-- begin --

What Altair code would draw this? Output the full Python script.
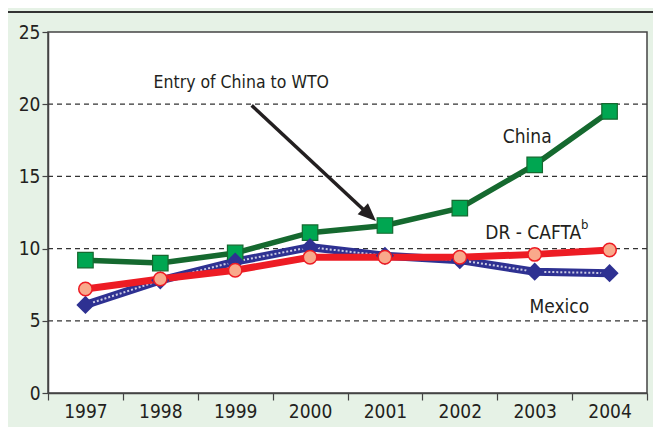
import altair as alt
import pandas as pd

# ---- data ----
years = [1997, 1998, 1999, 2000, 2001, 2002, 2003, 2004]
china = [9.2, 9.0, 9.7, 11.1, 11.6, 12.8, 15.8, 19.5]
cafta = [7.2, 7.9, 8.5, 9.4, 9.4, 9.4, 9.6, 9.9]
mexico = [6.1, 7.8, 9.1, 10.1, 9.5, 9.2, 8.4, 8.3]

grid_values = [5, 10, 15, 20]
y_ticks = [0, 5, 10, 15, 20, 25]
x_bounds = [1996.5, 1997.5, 1998.5, 1999.5, 2000.5, 2001.5, 2002.5, 2003.5, 2004.5]

arrow_x = [1999.22, 2000.74]
arrow_y = [19.92, 12.57]
arrow_tip_x = [2000.88]
arrow_tip_y = [11.91]

entry_text = ["Entry of China to WTO"]
entry_x = [1997.91]
entry_y = [21.45]
label_text = ["DR - CAFTA"]
label_x = [2002.34]
label_y = [11.05]
center_text = ["China", "Mexico"]
center_x = [2002.90, 2003.33]
center_y = [17.72, 5.98]
sup_text = ["b"]
sup_x = [2003.62]
sup_y = [11.6]

FONT = "'DejaVu Sans Condensed', 'Liberation Sans Narrow', 'Arial Narrow', 'Liberation Sans', sans-serif"
W, H = 599, 361

xs = alt.Scale(domain=[1996.5, 2004.5], nice=False, zero=False)
ys = alt.Scale(domain=[0, 25], nice=False, zero=False)

x_axis = alt.Axis(
    values=x_bounds,
    labelExpr="datum.value < 2004 ? toString(datum.value + 0.5) : ''",
    labelOffset=W / 16,
    labelFlush=False, labelOverlap=False, labelBound=False,
    grid=False, tickSize=7, tickColor="#444", tickWidth=1.2,
    domainColor="#444", domainWidth=1.5,
    labelFont=FONT, labelFontSize=19, labelColor="#231f20", labelPadding=2,
    title=None,
)
y_axis = alt.Axis(
    values=y_ticks, grid=False, tickSize=6, tickColor="#444", tickWidth=1.2,
    domainColor="#444", domainWidth=1.5,
    labelFont=FONT, labelFontSize=19, labelColor="#231f20", labelPadding=2,
    title=None,
)


def X(f):
    return alt.X(f, type="quantitative", scale=xs, axis=x_axis)


def Y(f):
    return alt.Y(f, type="quantitative", scale=ys, axis=y_axis)


df = pd.DataFrame({"year": years, "china": china, "cafta": cafta, "mexico": mexico})
grid_df = pd.DataFrame({"g": grid_values})

grid = alt.Chart(grid_df).mark_rule(color="#333", strokeWidth=1.2, strokeDash=[5, 4]).encode(
    y=Y("g")
)

top_line = alt.Chart(grid_df).mark_rule(color="#333", strokeWidth=1.5).encode(
    x=alt.value(-40), x2=alt.value(W + 20), y=alt.value(-20)
)

base = alt.Chart(df)
china_line = base.mark_line(color="#15692f", strokeWidth=5.5).encode(x=X("year"), y=Y("china"))
china_pts = base.mark_point(shape="square", filled=True, fill="#00a651", stroke="#15692f",
                            strokeWidth=1.2, size=240, opacity=1).encode(x=X("year"), y=Y("china"))

mex_line = base.mark_line(color="#2e3192", strokeWidth=8).encode(x=X("year"), y=Y("mexico"))
mex_dots = base.mark_line(color="#ffffff", strokeWidth=2, strokeDash=[2, 2], opacity=0.75).encode(
    x=X("year"), y=Y("mexico"))
mex_pts = base.mark_point(shape="diamond", filled=True, color="#2e3192", size=330, opacity=1).encode(
    x=X("year"), y=Y("mexico"))

caf_line = base.mark_line(color="#ed1c24", strokeWidth=7).encode(x=X("year"), y=Y("cafta"))
caf_pts = base.mark_point(shape="circle", filled=True, fill="#f9a98b", stroke="#ed1c24",
                          strokeWidth=1.5, size=180, opacity=1).encode(x=X("year"), y=Y("cafta"))

arrow_df = pd.DataFrame({"x": arrow_x, "y": arrow_y})
arrow = alt.Chart(arrow_df).mark_line(color="#231f20", strokeWidth=3.5).encode(x=X("x"), y=Y("y"))
tip_df = pd.DataFrame({"x": arrow_tip_x, "y": arrow_tip_y})
tip = alt.Chart(tip_df).mark_point(
    shape="M0,0 L-0.42,1 L0.42,1 Z", filled=True, color="#231f20", size=1296, angle=133, opacity=1
).encode(x=X("x"), y=Y("y"))

entry_df = pd.DataFrame({"t": entry_text, "x": entry_x, "y": entry_y})
entry = alt.Chart(entry_df).mark_text(
    align="left", baseline="middle", font=FONT, fontSize=17.5, color="#231f20"
).encode(x=X("x"), y=Y("y"), text="t:N")

lab_df = pd.DataFrame({"t": label_text, "x": label_x, "y": label_y})
labels = alt.Chart(lab_df).mark_text(
    align="left", baseline="middle", font=FONT, fontSize=19, color="#231f20"
).encode(x=X("x"), y=Y("y"), text="t:N")

cen_df = pd.DataFrame({"t": center_text, "x": center_x, "y": center_y})
centers = alt.Chart(cen_df).mark_text(
    align="center", baseline="middle", font=FONT, fontSize=19, color="#231f20"
).encode(x=X("x"), y=Y("y"), text="t:N")

sup_df = pd.DataFrame({"t": sup_text, "x": sup_x, "y": sup_y})
sup = alt.Chart(sup_df).mark_text(
    align="left", baseline="middle", font=FONT, fontSize=13, color="#231f20"
).encode(x=X("x"), y=Y("y"), text="t:N")

chart = alt.layer(
    grid, top_line,
    china_line, mex_line, mex_dots, caf_line,
    china_pts, mex_pts, caf_pts,
    arrow, tip, entry, labels, centers, sup,
).properties(
    width=W, height=H,
    autosize=alt.AutoSizeParams(type="none"),
    padding={"left": 40, "top": 24, "right": 6, "bottom": 34},
    background="#e6f2e6",
).configure_view(
    fill="#ffffff", stroke="#444", strokeWidth=1.5
)

chart.save("out.html", embed_options={"renderer": "svg", "actions": False})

-- end --

**The exercise:** Copy exactly the lines running from the beginning of the listing through the line that has "mexico = [6.1, 7.8, 9.1, 10.1, 9.5, 9.2, 8.4, 8.3]". Drop the pictures.

**Answer for the task:**
What Altair code would draw this? Output the full Python script.
import altair as alt
import pandas as pd

# ---- data ----
years = [1997, 1998, 1999, 2000, 2001, 2002, 2003, 2004]
china = [9.2, 9.0, 9.7, 11.1, 11.6, 12.8, 15.8, 19.5]
cafta = [7.2, 7.9, 8.5, 9.4, 9.4, 9.4, 9.6, 9.9]
mexico = [6.1, 7.8, 9.1, 10.1, 9.5, 9.2, 8.4, 8.3]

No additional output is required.